FEMA’s Flood Map Service Center is the official public source for flood-hazard information, and FEMA says flood maps are updated over time. SCDES also tells buyers to watch for flooding, wetlands, wet ground, and drainage problems when evaluating land for septic suitability.
This is one reason acreage buyers benefit from looking beyond the prettiest part of a parcel. The usable area for your plans may be smaller than the total acreage suggests.
Property Taxes Can Change the Numbers
Acreage buyers should also ask how the land is currently classified for tax purposes and whether that could change after purchase. In South Carolina, property taxes are administered and collected by local governments with assistance from the South Carolina Department of Revenue, and millage is set by the relevant taxing jurisdiction.
For privately owned agricultural property, the assessment rate is 4 percent of use value. The South Carolina Department of Revenue also says rollback taxes can be assessed for the current year plus the five preceding years if land changes out of agricultural use.
This does not mean every acreage purchase will trigger a tax issue, but it does mean tax classification deserves a closer look. If you are buying land with agricultural use in mind, or buying land that may shift out of that use, you will want to understand the potential impact before closing.
Why Local Guidance Helps
Acreage purchases usually involve more moving parts than a typical in-town home purchase. You are not only evaluating the home itself. You are also evaluating zoning, access, utility availability, septic feasibility, layout, and long-term use.
That is why a practical, step-by-step approach matters.
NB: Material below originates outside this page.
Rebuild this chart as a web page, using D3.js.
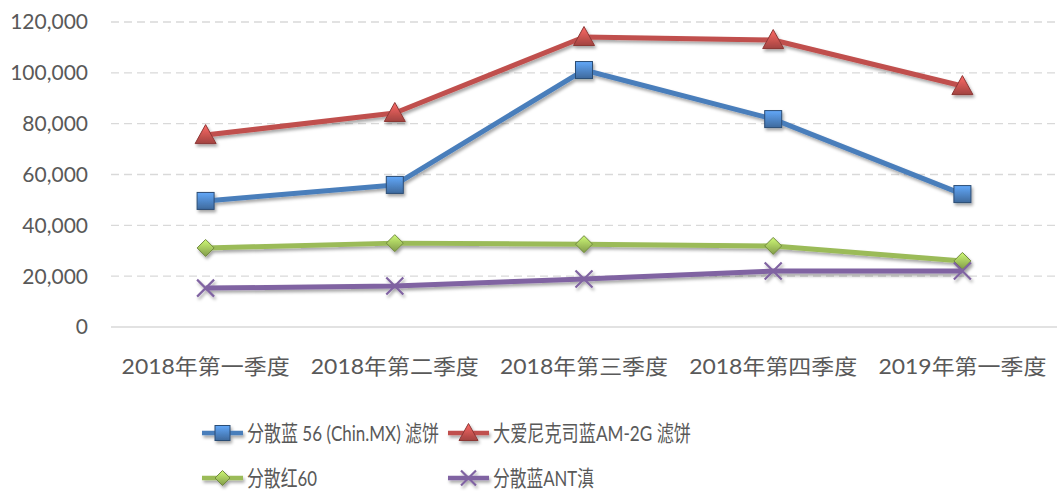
<!DOCTYPE html>
<html>
<head>
<meta charset="utf-8">
<script src="https://cdn.jsdelivr.net/npm/d3@7"></script>
<style>
  body { margin: 0; background: #fff; }
  text { font-family: Lato, "Noto Sans CJK SC", sans-serif; fill: #595959; }
</style>
</head>
<body>
<div id="container"></div>
<script>
// Data
let categories = ["2018年第一季度", "2018年第二季度", "2018年第三季度", "2018年第四季度", "2019年第一季度"];
let seriesNames = ["分散蓝 56 (Chin.MX)  滤饼", "大爱尼克司蓝AM-2G 滤饼", "分散红60", "分散蓝ANT滇"];
let blue56 = [49600, 55900, 101100, 81800, 52300];
let redAM2G = [75500, 84200, 114100, 112900, 94800];
let red60 = [31100, 33000, 32600, 31900, 26000];
let blueANT = [15300, 16100, 18900, 22000, 22000];
let yTicks = [0, 20000, 40000, 60000, 80000, 100000, 120000];

let seriesValues = [blue56, redAM2G, red60, blueANT];
let colors = ["#4a7ebb", "#c0504d", "#9bbb59", "#8064a2"];
let markerKinds = ["square", "triangle", "diamond", "cross"];

let width = 1057, height = 491;
let margin = { top: 22, right: 0, bottom: 164, left: 111 };

let svg = d3.select("#container").append("svg")
  .attr("width", width)
  .attr("height", height);

let defs = svg.append("defs");
let shadow = defs.append("filter").attr("id", "shadow")
  .attr("x", "-20%").attr("y", "-20%").attr("width", "140%").attr("height", "160%");
shadow.append("feDropShadow")
  .attr("dx", 1.5).attr("dy", 2.5).attr("stdDeviation", 1.6)
  .attr("flood-color", "#000").attr("flood-opacity", 0.35);

// bevel gradients for markers
colors.forEach((c, i) => {
  let g = defs.append("linearGradient").attr("id", "grad" + i)
    .attr("x1", 0).attr("y1", 0).attr("x2", 0).attr("y2", 1);
  g.append("stop").attr("offset", "0%").attr("stop-color", d3.color(c).brighter(0.8));
  g.append("stop").attr("offset", "100%").attr("stop-color", d3.color(c).darker(0.5));
});

let x = d3.scaleBand()
  .domain(categories)
  .range([margin.left, width - margin.right]);

let y = d3.scaleLinear()
  .domain([0, 120000])
  .range([height - margin.bottom, margin.top]);

// Grid lines
svg.append("g").selectAll("line")
  .data(yTicks.filter((d) => d > 0))
  .enter().append("line")
  .attr("x1", margin.left).attr("x2", width - margin.right)
  .attr("y1", (d) => y(d)).attr("y2", (d) => y(d))
  .style("stroke", "#d9d9d9")
  .style("stroke-width", 1.3)
  .style("stroke-dasharray", "8,5");

// Baseline
svg.append("line")
  .attr("x1", margin.left).attr("x2", width - margin.right)
  .attr("y1", y(0)).attr("y2", y(0))
  .style("stroke", "#d9d9d9")
  .style("stroke-width", 1.5);

// Y axis labels
let fmt = d3.format(",");
svg.append("g").selectAll("text")
  .data(yTicks)
  .enter().append("text")
  .attr("x", 88)
  .attr("y", (d) => y(d))
  .attr("dy", "0.35em")
  .attr("text-anchor", "end")
  .style("font-size", "21px")
  .text((d) => fmt(d));

// X axis labels
svg.append("g").selectAll("text")
  .data(categories)
  .enter().append("text")
  .attr("x", (d) => x(d) + x.bandwidth() / 2)
  .attr("y", 367)
  .attr("dy", "0.35em")
  .attr("text-anchor", "middle")
  .attr("textLength", 168)
  .attr("lengthAdjust", "spacingAndGlyphs")
  .style("font-size", "21px")
  .text((d) => d);

function drawMarker(sel, kind, i, size) {
  let h = size / 2;
  if (kind === "square") {
    sel.append("rect").attr("x", -h).attr("y", -h).attr("width", size).attr("height", size)
      .style("fill", "url(#grad" + i + ")").style("stroke", "#2c4d75").style("stroke-width", 1);
  } else if (kind === "triangle") {
    sel.append("path").attr("d", `M0,${-h - 2}L${h + 2},${h}L${-h - 2},${h}Z`)
      .style("fill", "url(#grad" + i + ")").style("stroke", "#8c3836").style("stroke-width", 1);
  } else if (kind === "diamond") {
    sel.append("path").attr("d", `M0,${-h}L${h},0L0,${h}L${-h},0Z`)
      .style("fill", "url(#grad" + i + ")").style("stroke", "#71893f").style("stroke-width", 1);
  } else {
    sel.append("path").attr("d", `M${-h},${-h}L${h},${h}M${-h},${h}L${h},${-h}`)
      .style("stroke", colors[i]).style("stroke-width", 2.2).style("fill", "none");
  }
}

let line = d3.line()
  .x((d, j) => x(categories[j]) + x.bandwidth() / 2)
  .y((d) => y(d));

// Series lines and markers
seriesValues.forEach((vals, i) => {
  let g = svg.append("g").attr("filter", "url(#shadow)");
  g.append("path")
    .datum(vals)
    .attr("d", line)
    .style("fill", "none")
    .style("stroke", colors[i])
    .style("stroke-width", 5)
    .style("stroke-linejoin", "round");
  vals.forEach((v, j) => {
    let m = g.append("g")
      .attr("transform", `translate(${x(categories[j]) + x.bandwidth() / 2},${y(v)})`);
    drawMarker(m, markerKinds[i], i, 17);
  });
});

// Legend
let legendPos = [[202, 433], [448, 433], [202, 478], [448, 478]];
let legendWidths = [192, 198, 70, 101];
seriesNames.forEach((name, i) => {
  let [lx, ly] = legendPos[i];
  let g = svg.append("g").attr("transform", `translate(${lx},${ly})`);
  let lg = g.append("g").attr("filter", "url(#shadow)");
  lg.append("line").attr("x1", 0).attr("x2", 41).attr("y1", 0).attr("y2", 0)
    .style("stroke", colors[i]).style("stroke-width", 4.5);
  let m = lg.append("g").attr("transform", "translate(20.5,0)");
  drawMarker(m, markerKinds[i], i, 15);
  g.append("text")
    .attr("x", 45)
    .attr("y", 0)
    .attr("dy", "0.35em")
    .attr("textLength", legendWidths[i])
    .attr("lengthAdjust", "spacingAndGlyphs")
    .style("font-size", "22px")
    .text(name);
});
</script>
</body>
</html>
When you know what questions to ask early, you can avoid costly surprises and make a decision that fits both your goals and your budget.
If you are considering acreage near Hodges, having a local team that understands Greenwood County property research, rural buyer concerns, and land-use questions can make the process feel much more manageable. When you are ready to talk through your options, Wilton Bowman can help you take the next step with clear guidance and local insight.
FAQs
What should you check first when buying acreage near Hodges?
- Start with the parcel itself by confirming zoning, reviewing deed and plat references, and checking whether the land supports your intended use.
Why does zoning matter for acreage in Greenwood County?
- Zoning affects what uses may be allowed on the property, including residential and agricultural uses, but it does not guarantee the land is easy to build on.
How do you verify access to rural land near Hodges?
- Review the property report, deed records, and plat references to confirm whether access is tied to a state road, county road, or private arrangement.
What should buyers know about septic on acreage near Hodges?
- Septic approval depends on site conditions such as soil, slope, drainage, nearby wells, and the planned layout of the home and improvements.
What should buyers know about private wells on acreage in South Carolina?
- If a property uses a private well, the owner is responsible for testing and treatment, and buyers should plan for a transaction-appropriate water test during due diligence.
Can a parcel be zoned correctly but still be hard to build on?
- Yes. A property can have favorable zoning and still face challenges with septic feasibility, drainage, wetlands, access, or layout constraints.
Why do property taxes matter when buying acreage near Hodges?
- Tax classification can affect your carrying costs, and land that changes out of agricultural use may be subject to rollback taxes under South Carolina rules.